Today, there is another Christian who thinks that the motherland that these two endured so much for was subjected to a forced colonization of the Japanese imperialists, and later a bloody civil war?both of which were inevitable. If the Japanese occupation was the will of God, the patriots who laid down their lives for the liberation of the motherland were defying the sacred will of God. If the division of the country was the will of God, Korea must remain split into two as a powder keg of the Far East and one of the places in the world with the greatest risk of war until that will is fulfilled. Today, this person is about to become the second most powerful figure in the country. While this is embarrassing, I find myself really wondering what these two figures would say, if they could see what was happening today.

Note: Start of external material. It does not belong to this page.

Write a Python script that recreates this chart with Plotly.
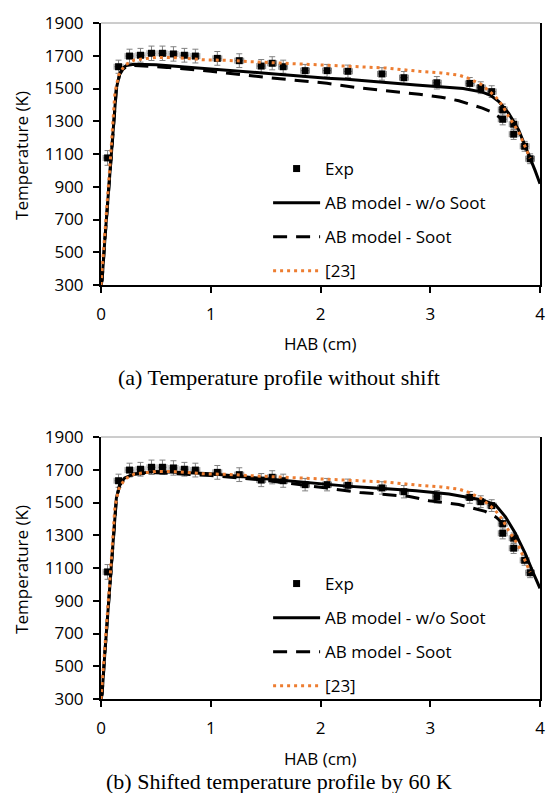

It makes sense for there to be people with all kind of opinions in the world. However, if it is true that this appointee thinks that both the failures of history and the successes of history are all the will of God, it is only too clear that he must not be appointed to a major position in government at a difficult time such as this. To put it bluntly, he could simply place all of the responsibility for governing on the will of God instead of on his own ability.

 

The views presented in this column are the writer’s own, and do not necessarily reflect those of The Hankyoreh.